Het grootste technische risico op dit moment betreft de ontwikkeling en de werking van het missiesysteem van de maritieme versie van de NH-90. Het missiesysteem is het integrale sensorbedienings- en verwerkingssysteem van de maritieme versie. De voortgang van dit traject wordt dan ook met grote aandacht gevolgd.

Hoewel de offerte nog moet worden afgewacht, zijn er tot nu toe geen tekenen die erop duiden dat de productieprijs zal leiden tot een bijstelling van de financiële omvang van het project.

Voortgang

Mede op basis van de offerte van «NATO Helicopter Industries» zal overeenstemming moeten worden bereikt over het MOU in de tweede helft van 1997. Voorwaarde is dat de industrie kan aantonen dat de eventuele technische risico's aanvaardbaar zijn. De precieze inhoud van het MOU zal bepalen of daarmee de verwervingsvoorbereidingsfase kan worden afgesloten en tot besluitvorming kan worden overgegaan.

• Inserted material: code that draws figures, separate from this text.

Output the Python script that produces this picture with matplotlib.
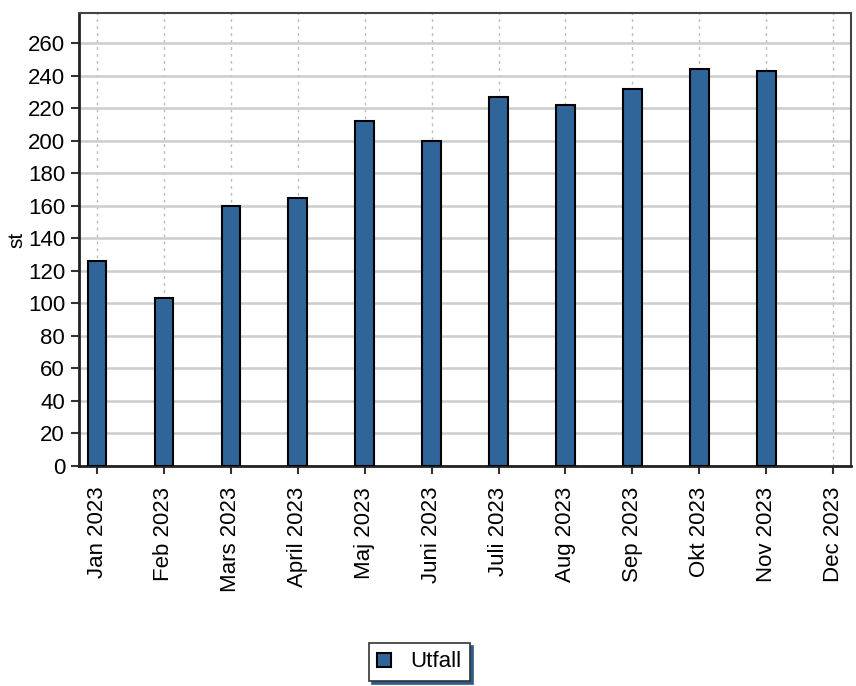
import matplotlib.pyplot as plt

plt.rcParams["font.family"] = ["Liberation Sans", "DejaVu Sans"]

# Data
months = ["Jan 2023", "Feb 2023", "Mars 2023", "April 2023", "Maj 2023", "Juni 2023",
          "Juli 2023", "Aug 2023", "Sep 2023", "Okt 2023", "Nov 2023", "Dec 2023"]
utfall = [126, 103, 160, 165, 212, 200, 227, 222, 232, 244, 243, None]
yticks = list(range(0, 261, 20))

fig = plt.figure(figsize=(8.56, 6.86), dpi=100)
ax = fig.add_axes([0.0923, 0.3207, 0.902, 0.6603])

x = list(range(len(months)))
xs = [i for i, v in zip(x, utfall) if v is not None]
vals = [v for v in utfall if v is not None]
bars = ax.bar(xs, vals, width=0.28, color="#30659a", edgecolor="black",
              linewidth=1.5, label="Utfall", zorder=3)

ax.set_xlim(-0.27, 11.27)
ax.set_ylim(0, 278.5)
ax.set_yticks(yticks)
ax.set_xticks(x)
ax.set_xticklabels(months, rotation=90, fontsize=16)
ax.tick_params(axis="y", labelsize=16, pad=4)
ax.tick_params(axis="x", pad=9)
ax.tick_params(direction="out", length=6, width=1.5, color="#333333")

ax.yaxis.grid(True, color="#cccccc", linewidth=1.8, zorder=0)
ax.xaxis.grid(True, color="#bbbbbb", linewidth=1, linestyle=(0, (2, 3)), zorder=0)
ax.set_axisbelow(True)

for side in ["left", "bottom"]:
    ax.spines[side].set_linewidth(2)
    ax.spines[side].set_color("#222222")
for side in ["top", "right"]:
    ax.spines[side].set_linewidth(1.5)
    ax.spines[side].set_color("#444444")

ax.set_ylabel("st", fontsize=15)
ax.yaxis.set_label_coords(-0.068, 0.5)

leg = fig.legend(handles=[bars], labels=["Utfall"], loc="center",
                 bbox_to_anchor=(0.49, 0.035), fontsize=16, frameon=True,
                 fancybox=False, shadow={"color": "#2c5b8c", "alpha": 1},
                 edgecolor="#333333", handlelength=0.6, handleheight=0.6,
                 borderpad=0.45, borderaxespad=0.3, handletextpad=0.9)
leg.get_frame().set_linewidth(1.2)
leg._legend_box.pad = 6

fig.savefig("out.png", dpi=100)
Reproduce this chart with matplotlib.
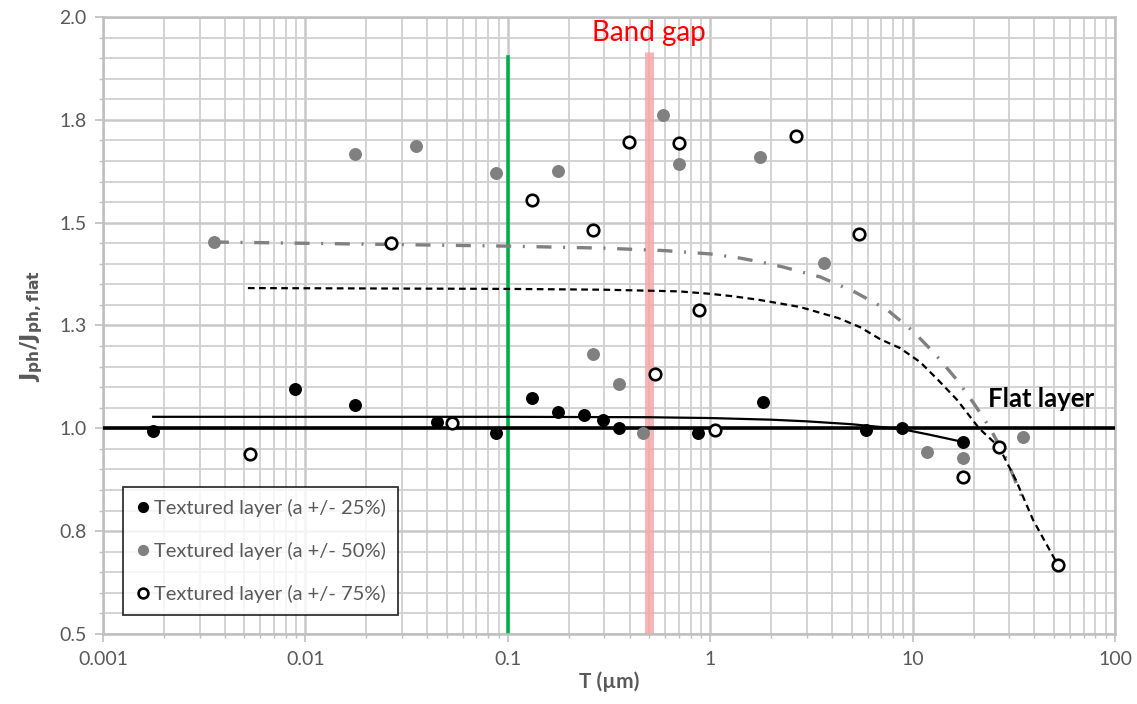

Overigens blijft het tijdschema van het NH-90-project onder druk staan. Het zal van alle partijen veel vragen om het schema te realiseren.

Overige aspecten

Volgens het huidige afleverschema zullen Nederland en Duitsland gelijktijdig de NH-90 in gebruik nemen. Nederland zal, zoals voorzien, als eerste de maritieme versie krijgen en Duitsland de transportversie.

Fokker was onderaannemer van en partner in het consortium dat de NH-90 ontwikkelt. De NH-90-activiteiten zijn na het faillissement van Fokker ondergebracht bij Fokker Aerostructures B.V., waarvan DAF en het Nationaal Lucht- en Ruimtevaart Laboratorium onderaannemer zijn. Er zijn goede garanties dat de Nederlandse industrie een aantrekkelijk werkpakket krijgt in de productiefase.

Slotopmerkingen

Alvorens het MOU te tekenen zal ik u informeren. Dit wordt thans voor eind 1997 voorzien.